London Youth, London Funders and Partnership for Young London spent much of 2015 building a shared vision across a wide coalition of organisations and funders of organisations which work with young people, and now have a set of clear and specific asks which we want all the Mayoral candidates to sign up to. These are:
1. Appoint a Deputy Mayor for young people to prioritise their needs and contribution across all policy areas
It needs to be someone who is accountable and who can make sure that everything the Mayor does takes into account its impact on young people, whether they are a young person themselves or not.
2. Create a strategic plan to meet young Londoners' housing needs
Housing is the number one issue for young people, yet too often their needs are ignored. If young Londoners are to make the contribution that they are capable of, they need affordable, secure and appropriate places to live.
3. Guarantee all young Londoners the chance to play, volunteer, participate in sport, and take advantage of London's fantastic cultural offer
London is a brilliant place, with great things to do and opportunities to enjoy. Let's make them open and accessible to everyone.
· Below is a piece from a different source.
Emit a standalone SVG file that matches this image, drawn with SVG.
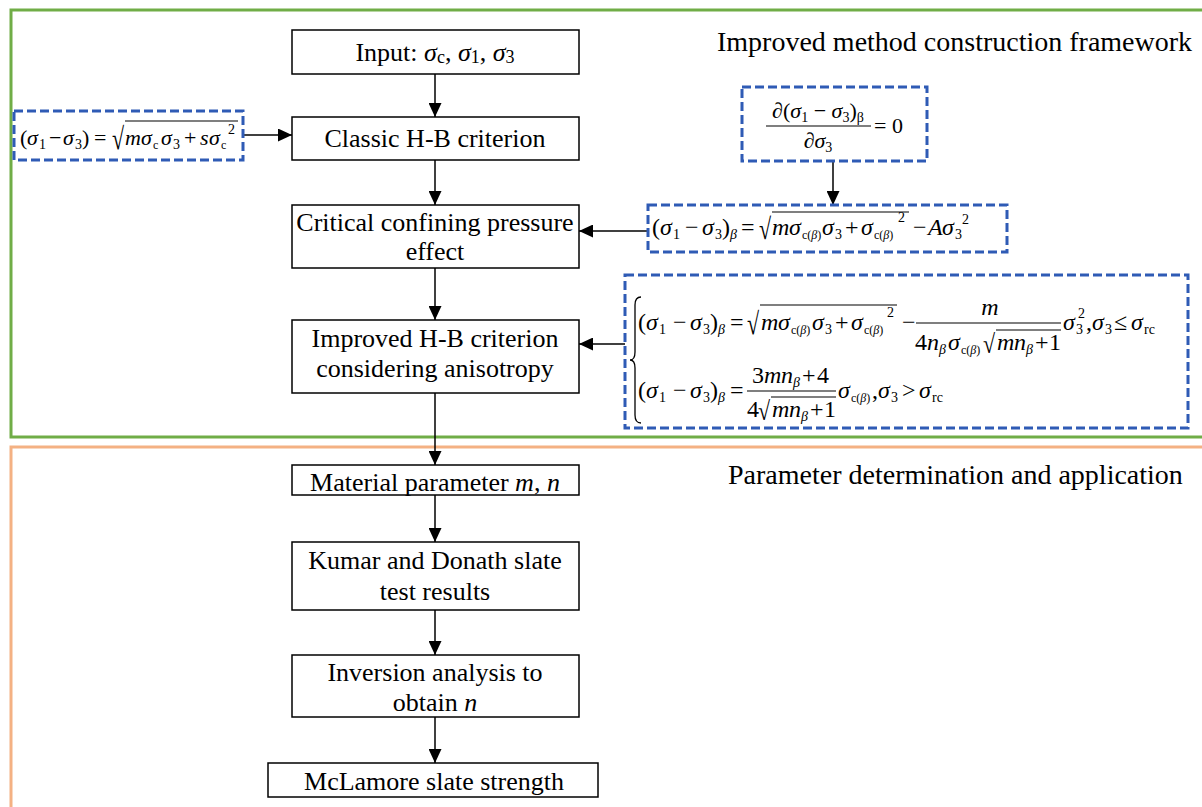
<svg xmlns="http://www.w3.org/2000/svg" width="1202" height="807" viewBox="0 0 1202 807">
<style>
text{font-family:"Liberation Serif","Times New Roman",serif;fill:#000}
.bt{font-size:26px;text-anchor:middle}
.ti{font-size:28px}
.it{font-style:italic}
.box{fill:#fff;stroke:#000;stroke-width:1.5}
.dash{fill:none;stroke:#2f5bb5;stroke-width:3;stroke-dasharray:9 4}
.con{stroke:#000;stroke-width:1.5;fill:none;marker-end:url(#ah)}
.vin{stroke:#000;stroke-width:1.1}
.f{font-size:24px}
.f1{font-size:22px}
.s{font-size:14px}
.ss{font-size:12px}
</style>
<defs>
<marker id="ah" viewBox="0 0 14 13" refX="14" refY="6.5" markerWidth="14" markerHeight="13" markerUnits="userSpaceOnUse" orient="auto"><path d="M0,0 L14,6.5 L0,13 z" fill="#000"/></marker>
</defs>
<rect width="1202" height="807" fill="#fff"/>
<g id="frames">
<rect x="11" y="10" width="1220" height="427" fill="none" stroke="#70ad47" stroke-width="3"/>
<rect x="11" y="447" width="1220" height="400" fill="none" stroke="#f4b183" stroke-width="3"/>
<text class="ti" x="717" y="51">Improved method construction framework</text>
<text class="ti" x="728" y="484">Parameter determination and application</text>
</g>
<g id="connectors">
<line class="con" x1="435" y1="74" x2="435" y2="117"/>
<line class="con" x1="435" y1="160" x2="435" y2="205"/>
<line class="con" x1="435" y1="268" x2="435" y2="320"/>
<line class="con" x1="435" y1="393" x2="435" y2="465"/>
<line class="con" x1="435" y1="495" x2="435" y2="542"/>
<line class="con" x1="435" y1="610" x2="435" y2="655"/>
<line class="con" x1="435" y1="717" x2="435" y2="763"/>
<line class="con" x1="243" y1="135" x2="292" y2="135"/>
<line class="con" x1="833" y1="161" x2="833" y2="205"/>
<line class="con" x1="648" y1="231" x2="579" y2="231"/>
<line class="con" x1="625" y1="344" x2="579" y2="344"/>
</g>
<g id="n-input">
<rect class="box" x="292" y="30" width="287" height="44"/>
<text class="bt" x="435" y="61">Input: <tspan class="it">σ</tspan><tspan font-size="18" dy="2">c</tspan><tspan dy="-2">, </tspan><tspan class="it">σ</tspan><tspan font-size="18" dy="2">1</tspan><tspan dy="-2">, </tspan><tspan class="it">σ</tspan><tspan font-size="18" dy="2">3</tspan></text>
</g>
<g id="n-classic">
<rect class="box" x="292" y="117" width="287" height="43"/>
<text class="bt" x="435" y="147">Classic H-B criterion</text>
</g>
<g id="n-critical">
<rect class="box" x="292" y="205" width="287" height="63"/>
<text class="bt" x="435" y="231">Critical confining pressure</text>
<text class="bt" x="435" y="260">effect</text>
</g>
<g id="n-improved">
<rect class="box" x="292" y="320" width="287" height="73"/>
<text class="bt" x="435" y="347">Improved H-B criterion</text>
<text class="bt" x="435" y="377">considering anisotropy</text>
</g>
<g id="n-material">
<rect class="box" x="292" y="465" width="287" height="30"/>
<text class="bt" x="435" y="491">Material parameter <tspan class="it">m</tspan>, <tspan class="it">n</tspan></text>
</g>
<g id="n-kumar">
<rect class="box" x="292" y="542" width="287" height="68"/>
<text class="bt" x="435" y="569">Kumar and Donath slate</text>
<text class="bt" x="435" y="600">test results</text>
</g>
<g id="n-inversion">
<rect class="box" x="292" y="655" width="287" height="62"/>
<text class="bt" x="435" y="681">Inversion analysis to</text>
<text class="bt" x="435" y="711">obtain <tspan class="it">n</tspan></text>
</g>
<g id="n-mclamore">
<rect class="box" x="268" y="763" width="330" height="34"/>
<text class="bt" x="434" y="790">McLamore slate strength</text>
</g>
<g id="eq-classic">
<rect class="dash" x="14" y="111" width="229" height="49"/>
<text class="f1"><tspan x="20" y="145">(</tspan><tspan class="it" x="27" y="145">σ</tspan><tspan class="s" x="39" y="149">1</tspan><tspan x="49" y="145">−</tspan><tspan class="it" x="63" y="145">σ</tspan><tspan class="s" x="75" y="149">3</tspan><tspan x="82" y="145">)</tspan><tspan x="94" y="145">=</tspan><tspan class="it" x="125" y="145">m</tspan><tspan class="it" x="141" y="145">σ</tspan><tspan class="ss" x="153" y="149">c</tspan><tspan class="it" x="161" y="145">σ</tspan><tspan class="s" x="173" y="149">3</tspan><tspan x="184" y="145">+</tspan><tspan class="it" x="200" y="145">s</tspan><tspan class="it" x="209" y="145">σ</tspan><tspan class="ss" x="221" y="149">c</tspan><tspan class="s" x="228" y="134">2</tspan></text>
<text transform="translate(112,149) scale(1,1.4)" font-size="22">√</text>
<line class="vin" x1="125" y1="121" x2="238" y2="121"/>
</g>
<g id="eq-derivative">
<rect class="dash" x="742" y="87" width="185" height="74"/>
<text class="f1" x="818" y="118" text-anchor="middle">∂(<tspan class="it">σ</tspan><tspan class="s" dy="4">1</tspan><tspan dy="-4"> − </tspan><tspan class="it">σ</tspan><tspan class="s" dy="4">3</tspan><tspan dy="-4">)</tspan><tspan class="s" dy="4">β</tspan></text>
<line class="vin" x1="766" y1="126" x2="871" y2="126"/>
<text class="f1" x="818" y="148" text-anchor="middle">∂<tspan class="it">σ</tspan><tspan class="s" dy="4">3</tspan></text>
<text class="f1" x="874" y="133">= 0</text>
</g>
<g id="eq-critical">
<rect class="dash" x="648" y="205" width="359" height="47"/>
<text class="f"><tspan x="652" y="235">(</tspan><tspan class="it" x="660" y="235">σ</tspan><tspan class="s" x="673" y="239">1</tspan><tspan x="685" y="235">−</tspan><tspan class="it" x="702" y="235">σ</tspan><tspan class="s" x="715" y="239">3</tspan><tspan x="722" y="235">)</tspan><tspan class="s it" x="730" y="239">β</tspan><tspan x="741" y="235">=</tspan><tspan class="it" x="772" y="235">m</tspan><tspan class="it" x="789" y="235">σ</tspan><tspan class="ss" x="802" y="239">c(<tspan class="it">β</tspan>)</tspan><tspan class="it" x="822" y="235">σ</tspan><tspan class="s" x="835" y="239">3</tspan><tspan x="845" y="235">+</tspan><tspan class="it" x="861" y="235">σ</tspan><tspan class="ss" x="874" y="239">c(<tspan class="it">β</tspan>)</tspan><tspan class="s" x="898" y="222">2</tspan><tspan x="913" y="235">−</tspan><tspan class="it" x="928" y="235">A</tspan><tspan class="it" x="942" y="235">σ</tspan><tspan class="s" x="955" y="239">3</tspan><tspan class="s" x="962" y="224">2</tspan></text>
<text transform="translate(759,239) scale(1,1.35)" font-size="22">√</text>
<line class="vin" x1="772" y1="212" x2="909" y2="212"/>
</g>
<g id="eq-improved">
<rect class="dash" x="625" y="275" width="563" height="153"/>
<path d="M641,297 Q635,297 635,305 L635,352 Q635,360 630,360 Q635,360 635,368 L635,415 Q635,423 641,423" fill="none" stroke="#000" stroke-width="1.3"/>
<text class="f"><tspan x="638" y="330">(</tspan><tspan class="it" x="646" y="330">σ</tspan><tspan class="s" x="659" y="334">1</tspan><tspan x="673" y="330">−</tspan><tspan class="it" x="690" y="330">σ</tspan><tspan class="s" x="703" y="334">3</tspan><tspan x="710" y="330">)</tspan><tspan class="s it" x="718" y="334">β</tspan><tspan x="730" y="330">=</tspan><tspan class="it" x="761" y="330">m</tspan><tspan class="it" x="778" y="330">σ</tspan><tspan class="ss" x="791" y="334">c(<tspan class="it">β</tspan>)</tspan><tspan class="it" x="812" y="330">σ</tspan><tspan class="s" x="825" y="334">3</tspan><tspan x="835" y="330">+</tspan><tspan class="it" x="851" y="330">σ</tspan><tspan class="ss" x="864" y="334">c(<tspan class="it">β</tspan>)</tspan><tspan class="s" x="887" y="317">2</tspan><tspan x="902" y="330">−</tspan><tspan class="it" x="1063" y="330">σ</tspan><tspan class="s" x="1076" y="334">3</tspan><tspan class="s" x="1078" y="318">2</tspan><tspan x="1086" y="330">,</tspan><tspan class="it" x="1092" y="330">σ</tspan><tspan class="s" x="1105" y="334">3</tspan><tspan x="1114" y="330">≤</tspan><tspan class="it" x="1131" y="330">σ</tspan><tspan class="s" x="1144" y="334">rc</tspan></text>
<text transform="translate(747,334) scale(1,1.4)" font-size="22">√</text>
<line class="vin" x1="760" y1="305" x2="897" y2="305"/>
<text class="f it" x="990" y="315" text-anchor="middle">m</text>
<line class="vin" x1="916" y1="323" x2="1061" y2="323"/>
<text class="f"><tspan x="915" y="350">4</tspan><tspan class="it" x="927" y="350">n</tspan><tspan class="s it" x="939" y="354">β</tspan><tspan class="it" x="948" y="350">σ</tspan><tspan class="ss" x="961" y="354">c(<tspan class="it">β</tspan>)</tspan><tspan class="it" x="997" y="350">m</tspan><tspan class="it" x="1014" y="350">n</tspan><tspan class="s it" x="1026" y="354">β</tspan><tspan x="1035" y="350">+</tspan><tspan x="1049" y="350">1</tspan></text>
<text transform="translate(983,353) scale(1,1.2)" font-size="22">√</text>
<line class="vin" x1="996" y1="330" x2="1061" y2="330"/>
<text class="f"><tspan x="638" y="398">(</tspan><tspan class="it" x="646" y="398">σ</tspan><tspan class="s" x="659" y="402">1</tspan><tspan x="673" y="398">−</tspan><tspan class="it" x="690" y="398">σ</tspan><tspan class="s" x="703" y="402">3</tspan><tspan x="710" y="398">)</tspan><tspan class="s it" x="718" y="402">β</tspan><tspan x="730" y="398">=</tspan><tspan class="it" x="838" y="398">σ</tspan><tspan class="ss" x="851" y="402">c(<tspan class="it">β</tspan>)</tspan><tspan x="872" y="398">,</tspan><tspan class="it" x="878" y="398">σ</tspan><tspan class="s" x="891" y="402">3</tspan><tspan x="902" y="398">&gt;</tspan><tspan class="it" x="919" y="398">σ</tspan><tspan class="s" x="932" y="402">rc</tspan></text>
<text class="f"><tspan x="752" y="383">3</tspan><tspan class="it" x="764" y="383">m</tspan><tspan class="it" x="781" y="383">n</tspan><tspan class="s it" x="793" y="387">β</tspan><tspan x="802" y="383">+</tspan><tspan x="817" y="383">4</tspan></text>
<line class="vin" x1="747" y1="391" x2="836" y2="391"/>
<text class="f"><tspan x="747" y="417">4</tspan><tspan class="it" x="772" y="417">m</tspan><tspan class="it" x="789" y="417">n</tspan><tspan class="s it" x="801" y="421">β</tspan><tspan x="810" y="417">+</tspan><tspan x="824" y="417">1</tspan></text>
<text transform="translate(758,420) scale(1,1.2)" font-size="22">√</text>
<line class="vin" x1="771" y1="397" x2="836" y2="397"/>
</g>
</svg>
4. Back votes at 16 for all future London elections
We've missed the boat this time round. Let's not deny young people a voice any longer.
5. Reward employers who recruit young Londoners, and encourage companies to work with their local community to open up meaningful work experience opportunities for all
Employers tell us they want to employ young Londoners. Let's reward those who do, and let's build great careers advice through services like the London Ambitions Careers Offer, work experience opportunities and support inside and outside school.
6. Make London a healthier place to grow up, focusing on health inequalities, better mental health services and a bigger say for young people in local health priorities
It is a busy, pressured capital - we need to make sure young Londoners have the support they need to thrive and survive.
London is a great city and the new Mayor will have a huge responsibility. No more so than to the millions of young people who represent it and all of our futures.